Why would anyone want to make this case now, and what is to be learned from being reminded that in our self-monitoring, diversified culture the diminution of passions into moods has been the payback for a generally high level of peace and security, along the lines laid out so forcefully and influentially in Norbert Elias’s The Civilising Process? To his credit, Fisher does not end his book with a bang, and the frequent elegance and non-judgmental quality of his observations should lead the open-minded (and, dare I say, disinterested) reader to all sorts of fruitful thoughts about why we have the world we have, and how or whether we might imagine it differently. Because we are not asked to sign up to a campaign for simple vehemence, we can afford to think about the implications of its displacement without worrying that we might be assisting the author in reintroducing charismatically violent behaviour as a solution to the anomie and apathy of modern life.

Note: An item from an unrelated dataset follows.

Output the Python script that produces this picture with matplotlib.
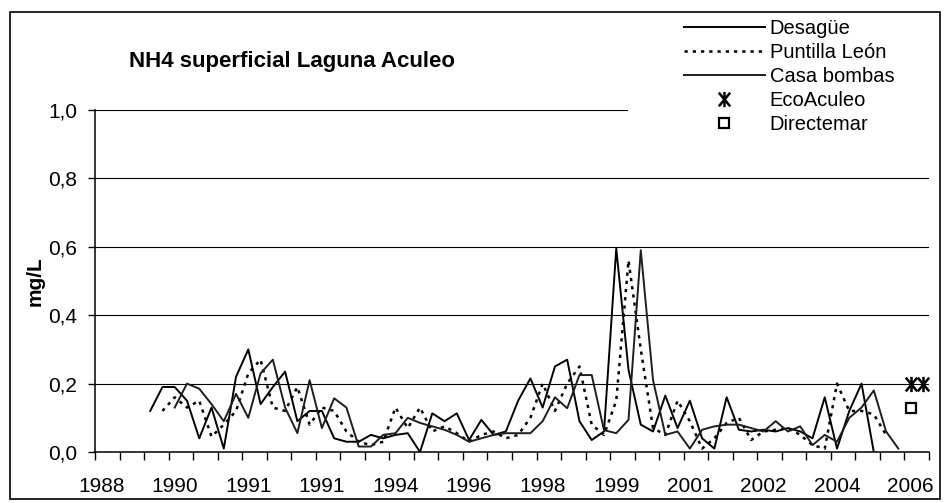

But Fisher’s disinclination to take any such melodramatic route makes his affiliations, and the consequences of accepting them, harder to follow or predict. Behind his case there’s a hint that we can find in the primary passions a quality of life that is not governed by historical change, or at least a ‘sustained core account of human nature in spite of the constructions of culture, power and historical moment’. The same point is restated as a weaker claim a few pages later: that the passions are the states ‘least shaped by the waves of culture and the passage of time’. But he is clearly taken by the ‘persistence and self-identity’ of the vehement passions, and by their potential for freeing us from the ‘theory-laden material’ whereby we have domesticated them. Others before him have puzzled over the apparent fact that we can respond to a classical or medieval love lyric as a love lyric without being able to identify its allegorical or theological meanings or allusions, as if love does not alter when it alteration finds, but is instead a bright and fixed star whose light falls on our rumpled bedsheets in just the way it did on the more precious fabrics that kept Hector and Andromache warm in windy Troy. Sebastiano Timpanaro’s On Materialism raised these issues in the 1970s, and concluded that natural man is not eternal man: some things just change very slowly or even imperceptibly. Evolutionary psychologists make a similar case with reference to our long experience as hunter-gatherers in the Pleistocene, but commonly attach it to a polemic against cultural determination as too short-lived to make any serious difference to our behaviour. Just how long is the longue durée, and is there anything we can speak of as outside or beyond it?